Each content distribution strategy has its own campaign, and over time the requirements for a content distribution campaign can change. When the requirements change, the ads, ad-sets and campaigns in Facebook need to be updated to reflect the new settings, otherwise the campaigns could be promoting to undesired audiences.

Roles and Responsibilities

  • Lead the product definition and research as product manager.

  • Did the user experience design including user flows, wireframes and mockups.

The Challenge

For many reasons the settings of ads in a Facebook content marketing campaign could fall out of alignment with the settings of the campaign they live in.

Many of these misalignments resulted in customer refunds, costing the company tens of thousands of dollars due to human error.

The Process

Research

First I researched how other platform solve the problem of a bulk update to entities in their platform. I looked at how Jira handles moving multiple tickets from one project to another, and how Facebook ads manager handles changing multiple ad-sets to have the same age to gain some inspiration for how we could possibly solve this issue.

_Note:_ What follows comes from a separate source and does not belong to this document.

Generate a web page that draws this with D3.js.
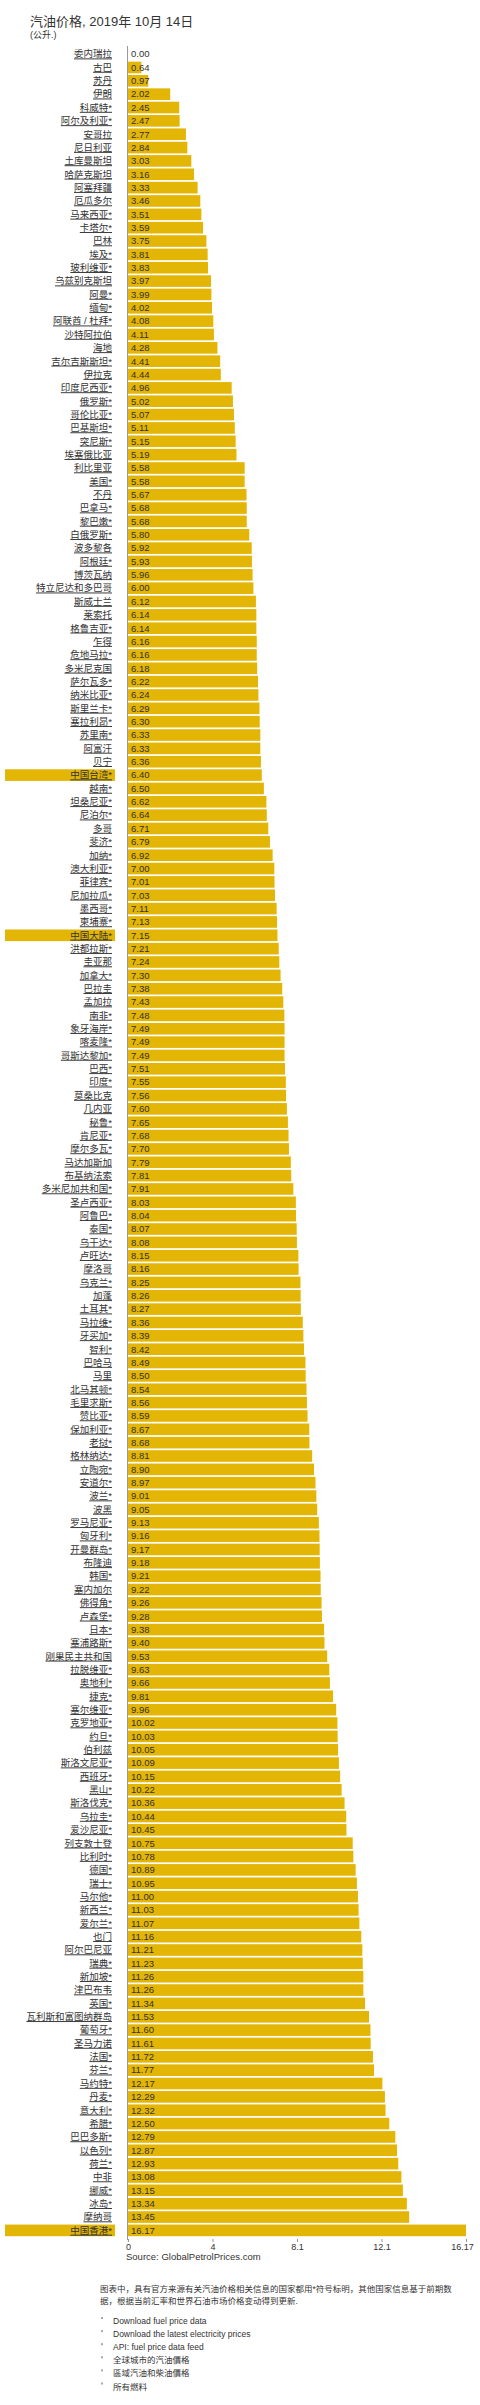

I also took all the fields that make up a campaign to map out which are the fields that the user needs to have aligned. This ended up being a very large table with each field having a status of "update" or "do nothing". I met with members of the customer success team to make sure that the fields I defined as should update make sense to the team.

Analyzed all the support tickets our support engineer handled in the last 3 months to see how often they were supporting this bulk entity update on behalf of the user.

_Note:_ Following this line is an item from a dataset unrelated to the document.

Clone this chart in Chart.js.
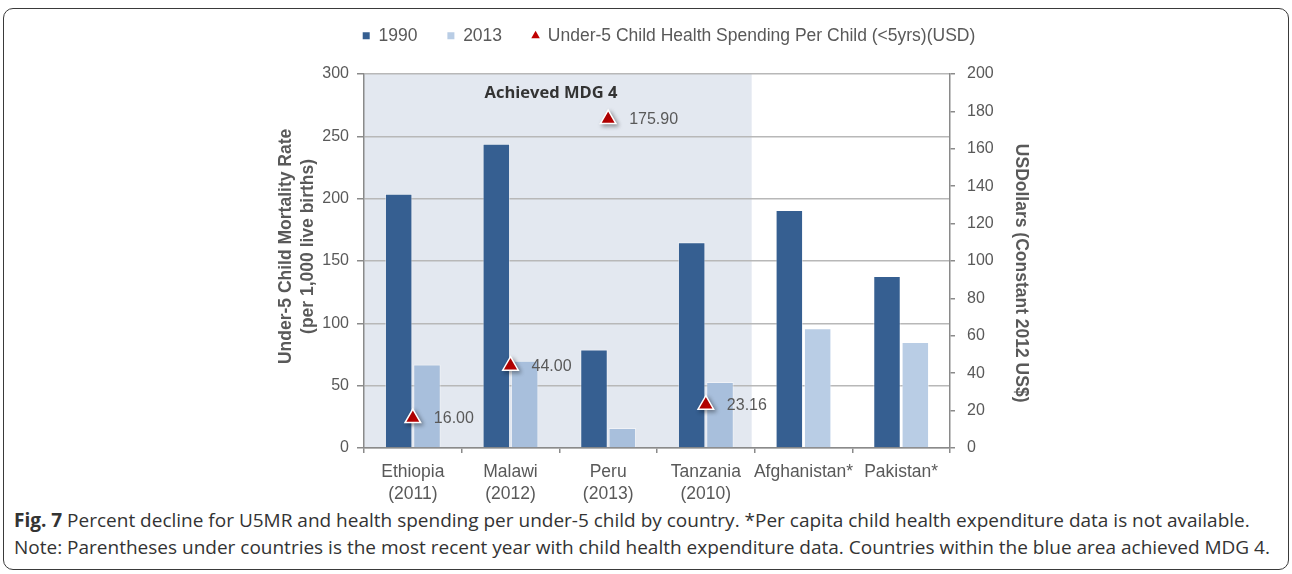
<!DOCTYPE html>
<html>
<head>
<meta charset="utf-8">
<script src="https://cdn.jsdelivr.net/npm/chart.js@4.4.1/dist/chart.umd.min.js"></script>
<style>
  html, body { margin: 0; padding: 0; background: #fff; }
  #wrap { position: relative; width: 1292px; height: 574px; overflow: hidden; }
  #frame { position: absolute; left: 3px; top: 8px; width: 1284px; height: 560px;
           border: 1.5px solid #3a3a3a; border-radius: 10px; }
  #chartBox { position: absolute; left: 0; top: 0; width: 1292px; height: 505px; }
  #caption { position: absolute; left: 14px; top: 507px; font-family: 'Open Sans', sans-serif;
             font-size: 19px; line-height: 27px; color: #333; white-space: nowrap; }
</style>
</head>
<body>
<div id="wrap">
  <div id="frame"></div>
  <div id="chartBox"><canvas id="u5Chart" width="1292" height="505"></canvas></div>
  <div id="caption"><b>Fig. 7</b> Percent decline for U5MR and health spending per under-5 child by country. *Per capita child health expenditure data is not available.<br>Note: Parentheses under countries is the most recent year with child health expenditure data. Countries within the blue area achieved MDG 4.</div>
</div>
<script>
// data
const countries = [['Ethiopia', '(2011)'], ['Malawi', '(2012)'], ['Peru', '(2013)'], ['Tanzania', '(2010)'], 'Afghanistan*', 'Pakistan*'];
const u5mr1990 = [204, 244, 79, 165, 191, 138];
const u5mr2013 = [67, 70, 16, 53, 96, 85];
const spendingPerChild = [16.00, 44.00, 175.90, 23.16, null, null];
const mortalityTicks = [0, 50, 100, 150, 200, 250, 300];
const dollarTicks = [0, 20, 40, 60, 80, 100, 120, 140, 160, 180, 200];
const achievedCount = 4; // first four countries sit in the "Achieved MDG 4" block

const FONT = "'Liberation Sans', Arial, sans-serif";
const GREY = '#595959';
// leading spaces nudge the rotated axis titles off-centre like the original
const pad = n => ' '.repeat(n);

// light blue region + its label
const mdgBlock = {
  id: 'mdgBlock',
  beforeDraw(chart) {
    const { ctx, chartArea: a, scales: { x } } = chart;
    const step = x.getPixelForValue(1) - x.getPixelForValue(0);
    const right = x.getPixelForValue(achievedCount - 1) + step / 2 - 3;
    ctx.save();
    ctx.fillStyle = '#e3e8f0';
    ctx.fillRect(a.left, a.top, right - a.left, a.bottom - a.top);
    ctx.restore();
  },
  beforeDatasetsDraw(chart) {
    const { ctx, chartArea: a } = chart;
    ctx.save();
    ctx.font = "bold 16.5px 'Open Sans', sans-serif";
    ctx.fillStyle = '#333';
    ctx.textAlign = 'center';
    ctx.textBaseline = 'middle';
    ctx.fillText('Achieved MDG 4', a.left + 187, a.top + 19);
    ctx.restore();
  },
  beforeDatasetDraw(chart, args) {
    if (args.index !== 2) return;
    const ctx = chart.ctx;
    ctx.save();
    ctx.shadowColor = 'rgba(0,0,0,0.35)';
    ctx.shadowBlur = 4;
    ctx.shadowOffsetX = 2;
    ctx.shadowOffsetY = 2;
  },
  afterDatasetDraw(chart, args) {
    if (args.index === 2) chart.ctx.restore();
  },
  afterDatasetsDraw(chart) {
    const { ctx } = chart;
    const meta = chart.getDatasetMeta(2);
    ctx.save();
    ctx.font = '16px ' + FONT;
    ctx.fillStyle = GREY;
    ctx.textAlign = 'left';
    ctx.textBaseline = 'middle';
    meta.data.forEach((pt, i) => {
      const v = spendingPerChild[i];
      if (v == null) return;
      ctx.fillText(v.toFixed(2), pt.x + 21, pt.y + 1);
    });
    ctx.restore();
  }
};

const dark = countries.map(() => '#365f91');
const light = countries.map((c, i) => i < achievedCount ? '#a8bfdc' : '#b9cde5');

new Chart(document.getElementById('u5Chart'), {
  data: {
    labels: countries,
    datasets: [
      {
        type: 'bar', label: '1990', data: u5mr1990, yAxisID: 'y',
        backgroundColor: dark, borderColor: 'rgba(255,255,255,0.45)', borderWidth: 1,
        categoryPercentage: 0.58, barPercentage: 0.97, order: 2
      },
      {
        type: 'bar', label: '2013', data: u5mr2013, yAxisID: 'y',
        backgroundColor: light, borderColor: 'rgba(255,255,255,0.45)', borderWidth: 1,
        categoryPercentage: 0.58, barPercentage: 0.97, order: 2
      },
      {
        type: 'line', label: 'Under-5 Child Health Spending Per Child (<5yrs)(USD)',
        data: spendingPerChild, yAxisID: 'y2', showLine: false,
        pointStyle: 'triangle', pointRadius: 9, pointHoverRadius: 9,
        pointBackgroundColor: '#c00000', pointBorderColor: '#ffffff', pointBorderWidth: 1.5,
        order: 1
      }
    ]
  },
  options: {
    responsive: false,
    animation: false,
    layout: { padding: { top: -3, left: 275, right: 229, bottom: 0 } },
    plugins: {
      tooltip: { enabled: false },
      title: { display: true, text: '', weight: 500, padding: 0, font: { size: 19.5, lineHeight: 1 } },
      legend: {
        position: 'top',
        labels: {
          usePointStyle: true, boxWidth: 7, boxHeight: 7, padding: 30,
          color: GREY, font: { size: 17.5, family: FONT },
          sort: (a, b) => a.datasetIndex - b.datasetIndex,
          generateLabels(chart) {
            const items = Chart.defaults.plugins.legend.labels.generateLabels(chart);
            items.forEach(it => {
              const tri = it.datasetIndex === 2;
              it.pointStyle = tri ? 'triangle' : 'rect';
              it.fillStyle = tri ? '#c00000' : (it.datasetIndex === 0 ? '#365f91' : '#b9cde5');
              it.strokeStyle = it.fillStyle;
              it.lineWidth = 0;
            });
            return items;
          }
        }
      }
    },
    scales: {
      x: {
        offset: true,
        grid: { offset: true, drawOnChartArea: false, tickLength: 5, tickColor: '#8a8a8a', lineWidth: 1.5 },
        border: { color: '#8a8a8a', width: 1.5 },
        ticks: { color: GREY, font: { size: 17.5, family: FONT, lineHeight: '22px' }, padding: 8, maxRotation: 0, autoSkip: false },
        afterFit: s => { s.height = 57; }
      },
      y: {
        position: 'left', min: 0, max: 300,
        afterBuildTicks: s => { s.ticks = mortalityTicks.map(v => ({ value: v })); },
        grid: { color: '#b8b8b8', lineWidth: 1.5, tickLength: 7, tickColor: '#8a8a8a' },
        border: { color: '#8a8a8a', width: 1.5 },
        ticks: { color: GREY, font: { size: 16, family: FONT }, padding: 8 },
        title: {
          display: true, text: [pad(6) + 'Under-5 Child Mortality Rate', pad(6) + '(per 1,000 live births)'],
          color: GREY, font: { size: 17.5, weight: 'bold', family: FONT, lineHeight: '22px' }, padding: 0
        },
        afterFit: s => { s.width = 89; }
      },
      y2: {
        position: 'right', min: 0, max: 200,
        afterBuildTicks: s => { s.ticks = dollarTicks.map(v => ({ value: v })); },
        grid: { drawOnChartArea: false, tickLength: 5, tickColor: '#8a8a8a', lineWidth: 1.5 },
        border: { color: '#8a8a8a', width: 1.5 },
        ticks: { color: GREY, font: { size: 16, family: FONT }, padding: 12 },
        title: {
          display: true, text: pad(5) + 'USDollars (Constant 2012 US$)',
          color: GREY, font: { size: 17.5, weight: 'bold', family: FONT, lineHeight: '22px' }, padding: { top: 31, bottom: 0 }
        },
        afterFit: s => { s.width = 113; }
      }
    }
  },
  plugins: [mdgBlock]
});
</script>
</body>
</html>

Based on this research I defined the list of fields that had to be handled first and set goals for reducing the amount of support tickets related to aligning entities.

Understanding Limitations

Some of the settings of a Facebook campaign, ad-set or ad cannot be modified after creation, so we had to be mindful of this limitation and come up with a solution. I worked with members of the R&D team to identify what the limitations within Facebook and the system are.

As this process could affect thousands of ads, ad-sets and campaigns live in Facebook and could take a few minutes to run. We had to keep this in mind when defining what the user experiences after they click apply changes.

There is always the possibility that something will fail to update. This had to be taken into account should the process fail to update some entities.

User Flows

I worked out what are the common flows that the user would go through to re-align their campaign.

I sketched these flows to help figure out how this interaction should occur and where there could possibly be holes in the feature.

This helped to guide the UI sketches in the next step.

UI Sketches

I explored two different UI concepts. One where the bulk change would happen on a stand alone screen and one where it would happen in a popup modal.

The stand alone approach raised the question of user control. Should the user be able to apply these changes to some of the items in a campaign.

Since misalignment costs the company a lot of money we had to remove this feature.

Then there was the question of what happens if the user clicks cancel. A stand alone screen didn't make sense from a user standpoint.

The popup was a more simple UI and a flow that the user could easily understand and follow. So we decided to go with this design option.

Design

In the wireframe and user flow steps we found that the best way for the flow to work would be in the form of a popup modal.

This was because the flow would become confusing and inconsistent if the user decided that they wanted to go "back" and not make the changes.

We also decided to not allow the user to select some of the items in a campaign to align, because this went against the business needs and the users didn't find value in having this feature.








We wanted to make sure that we were keeping the user informed of what was going on, especially because this was a process that could take a few minutes, we decided to show them a message letting them know that the process was running in the background and they could continue working.

Popup confirming the changes that the user made to the campaign and how many items in the campaign will be affected by clicking apply.

After the user clicks apply they see a message letting them know that the process is running the background and they can continue to work as normal. They will receive an email when the process is completed with a CSV attached containing a full detailed report of all the changes that were made.

Copywriting

A feature like this one that impacts company revenue required some deep thinking about the right warning messages to write.

I worked together with a copywriter on staff to make sure we got the messaging just right.

Each of the fields had a custom warning message written, depicting for the user what would happen when they clicked the apply button.

Outcome, Results and Learnings

This feature was partially implemented by two developers due to the amount of settings contained within a campaign. Only the most severe settings were implemented (those that cost the company the most in refunds).

It resulted in a decrease in customer discounts and a decrease in the amount of related support tickets.

I learned that in product design and implementation there is a lot of compromise. There were many feature requests brought up by various stakeholders in this project, but we had to maintain focus on finding the MVP that would drive the most value for everyone involved.